- What to do
Restate the data below word for word. Skip any images it contains.

======

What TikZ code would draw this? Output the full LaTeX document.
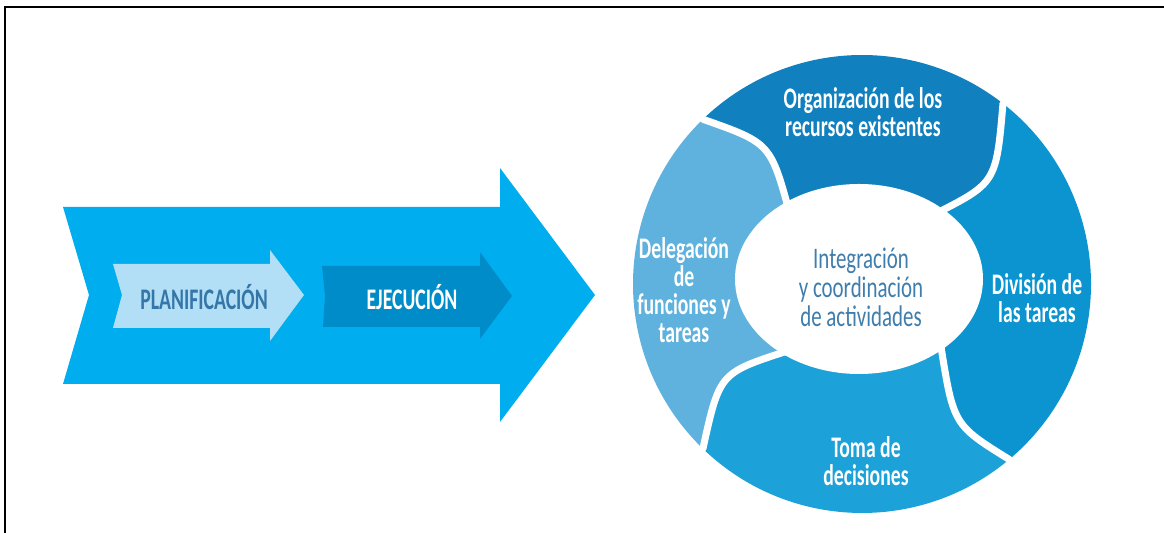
\documentclass[tikz,border=0pt]{standalone}
\usepackage{fontspec}
\newfontfamily\segfont[FakeStretch=0.66]{Carlito}
\newfontfamily\midfont[FakeStretch=0.70]{Carlito}
\definecolor{bigarrow}{RGB}{0,174,239}
\definecolor{planarrow}{RGB}{178,223,245}
\definecolor{ejecarrow}{RGB}{0,140,200}
\definecolor{plantext}{RGB}{52,118,168}
\definecolor{centertext}{RGB}{62,125,172}
\definecolor{segorg}{RGB}{16,128,190}
\definecolor{segdiv}{RGB}{12,148,208}
\definecolor{segtoma}{RGB}{28,162,216}
\definecolor{segdel}{RGB}{96,178,222}
\begin{document}
\begin{tikzpicture}[x=0.02cm,y=0.02cm,
  frame/.style={draw=black,line width=1.2pt},
  gapline/.style={draw=white,line width=4pt,line cap=round},
  seglabel/.style={text=white,align=center,inner sep=0pt,
    font=\segfont\bfseries\fontsize{17}{16}\selectfont},
  arrowlabel/.style={anchor=base,inner sep=0pt,
    font=\segfont\bfseries\fontsize{17}{17}\selectfont},
  centerlabel/.style={text=centertext,align=center,inner sep=0pt,
    font=\midfont\fontsize{17}{16.5}\selectfont}]
\useasboundingbox (0,0) rectangle (1164,533);
% frame (top and left edges)
\draw[frame] (1166,526) -- (5,526) -- (5,-2);
% big arrow
\fill[bigarrow] (63,326) -- (500,326) -- (500,365) -- (595,238) -- (500,111)
  -- (500,149) -- (63,149) -- (89,238) -- cycle;
% planificacion arrow
\fill[planarrow] (113,269) -- (270,269) -- (270,283) -- (304,238) -- (270,192)
  -- (270,205) -- (113,205) -- (122,238) -- cycle;
% ejecucion arrow
\fill[ejecarrow] (322,267) -- (480,267) -- (480,281) -- (512,237) -- (480,194)
  -- (480,206) -- (323,206) -- (325,237) -- cycle;
\node[arrowlabel,text=plantext] (plan) at (204,223) {PLANIFICACIÓN};
\node[arrowlabel,text=white] (ejec) at (412,223) {EJECUCIÓN};
% ring
\begin{scope}[shift={(862,249)}]
  % Organizacion (top)
  \fill[segorg] (0,0) -- (44:100) .. controls (37:168) .. (52:229)
    arc[start angle=52,end angle=134,radius=229]
    .. controls (123:168) .. (136:100) -- cycle;
  % Delegacion (left)
  \fill[segdel] (0,0) -- (136:100) .. controls (123:168) .. (134:229)
    arc[start angle=134,end angle=226,radius=229]
    .. controls (212:168) .. (222:100) -- cycle;
  % Toma (bottom)
  \fill[segtoma] (0,0) -- (222:100) .. controls (212:168) .. (226:229)
    arc[start angle=226,end angle=310,radius=229]
    .. controls (303:168) .. (322:100) -- cycle;
  % Division (right)
  \fill[segdiv] (0,0) -- (322:100) .. controls (303:168) .. (310:229)
    arc[start angle=310,end angle=412,radius=229]
    .. controls (397:168) .. (404:100) -- cycle;
  % gaps
  \draw[gapline] (134:229) .. controls (123:168) .. (136:100);
  \draw[gapline] (52:229) .. controls (37:168) .. (44:100);
  \draw[gapline] (310:229) .. controls (303:168) .. (322:100);
  \draw[gapline] (226:229) .. controls (212:168) .. (222:100);
  % inner white area
  \fill[white] (-3,5) ellipse[x radius=124,y radius=95];
  % labels
  \node[seglabel] (org) at (1,172) {Organización de los\\recursos existentes};
  \node[seglabel] (del) at (-178,-6) {Delegación\\de\\funciones y\\tareas};
  \node[seglabel] (div) at (175,-14) {División de\\las tareas};
  \node[seglabel] (toma) at (4,-177) {Toma de\\decisiones};
  \node[centerlabel] (integ) at (-1,-3) {Integración\\y coordinación\\de actividades};
\end{scope}
\end{tikzpicture}
\end{document}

======

- Output for this task
What TikZ code would draw this? Output the full LaTeX document.
\documentclass[tikz,border=0pt]{standalone}
\usepackage{fontspec}
\newfontfamily\segfont[FakeStretch=0.66]{Carlito}
\newfontfamily\midfont[FakeStretch=0.70]{Carlito}
\definecolor{bigarrow}{RGB}{0,174,239}
\definecolor{planarrow}{RGB}{178,223,245}
\definecolor{ejecarrow}{RGB}{0,140,200}
\definecolor{plantext}{RGB}{52,118,168}
\definecolor{centertext}{RGB}{62,125,172}
\definecolor{segorg}{RGB}{16,128,190}
\definecolor{segdiv}{RGB}{12,148,208}
\definecolor{segtoma}{RGB}{28,162,216}
\definecolor{segdel}{RGB}{96,178,222}
\begin{document}
\begin{tikzpicture}[x=0.02cm,y=0.02cm,
  frame/.style={draw=black,line width=1.2pt},
  gapline/.style={draw=white,line width=4pt,line cap=round},
  seglabel/.style={text=white,align=center,inner sep=0pt,
    font=\segfont\bfseries\fontsize{17}{16}\selectfont},
  arrowlabel/.style={anchor=base,inner sep=0pt,
    font=\segfont\bfseries\fontsize{17}{17}\selectfont},
  centerlabel/.style={text=centertext,align=center,inner sep=0pt,
    font=\midfont\fontsize{17}{16.5}\selectfont}]
\useasboundingbox (0,0) rectangle (1164,533);
% frame (top and left edges)
\draw[frame] (1166,526) -- (5,526) -- (5,-2);
% big arrow
\fill[bigarrow] (63,326) -- (500,326) -- (500,365) -- (595,238) -- (500,111)
  -- (500,149) -- (63,149) -- (89,238) -- cycle;
% planificacion arrow
\fill[planarrow] (113,269) -- (270,269) -- (270,283) -- (304,238) -- (270,192)
  -- (270,205) -- (113,205) -- (122,238) -- cycle;
% ejecucion arrow
\fill[ejecarrow] (322,267) -- (480,267) -- (480,281) -- (512,237) -- (480,194)
  -- (480,206) -- (323,206) -- (325,237) -- cycle;
\node[arrowlabel,text=plantext] (plan) at (204,223) {PLANIFICACIÓN};
\node[arrowlabel,text=white] (ejec) at (412,223) {EJECUCIÓN};
% ring
\begin{scope}[shift={(862,249)}]
  % Organizacion (top)
  \fill[segorg] (0,0) -- (44:100) .. controls (37:168) .. (52:229)
    arc[start angle=52,end angle=134,radius=229]
    .. controls (123:168) .. (136:100) -- cycle;
  % Delegacion (left)
  \fill[segdel] (0,0) -- (136:100) .. controls (123:168) .. (134:229)
    arc[start angle=134,end angle=226,radius=229]
    .. controls (212:168) .. (222:100) -- cycle;
  % Toma (bottom)
  \fill[segtoma] (0,0) -- (222:100) .. controls (212:168) .. (226:229)
    arc[start angle=226,end angle=310,radius=229]
    .. controls (303:168) .. (322:100) -- cycle;
  % Division (right)
  \fill[segdiv] (0,0) -- (322:100) .. controls (303:168) .. (310:229)
    arc[start angle=310,end angle=412,radius=229]
    .. controls (397:168) .. (404:100) -- cycle;
  % gaps
  \draw[gapline] (134:229) .. controls (123:168) .. (136:100);
  \draw[gapline] (52:229) .. controls (37:168) .. (44:100);
  \draw[gapline] (310:229) .. controls (303:168) .. (322:100);
  \draw[gapline] (226:229) .. controls (212:168) .. (222:100);
  % inner white area
  \fill[white] (-3,5) ellipse[x radius=124,y radius=95];
  % labels
  \node[seglabel] (org) at (1,172) {Organización de los\\recursos existentes};
  \node[seglabel] (del) at (-178,-6) {Delegación\\de\\funciones y\\tareas};
  \node[seglabel] (div) at (175,-14) {División de\\las tareas};
  \node[seglabel] (toma) at (4,-177) {Toma de\\decisiones};
  \node[centerlabel] (integ) at (-1,-3) {Integración\\y coordinación\\de actividades};
\end{scope}
\end{tikzpicture}
\end{document}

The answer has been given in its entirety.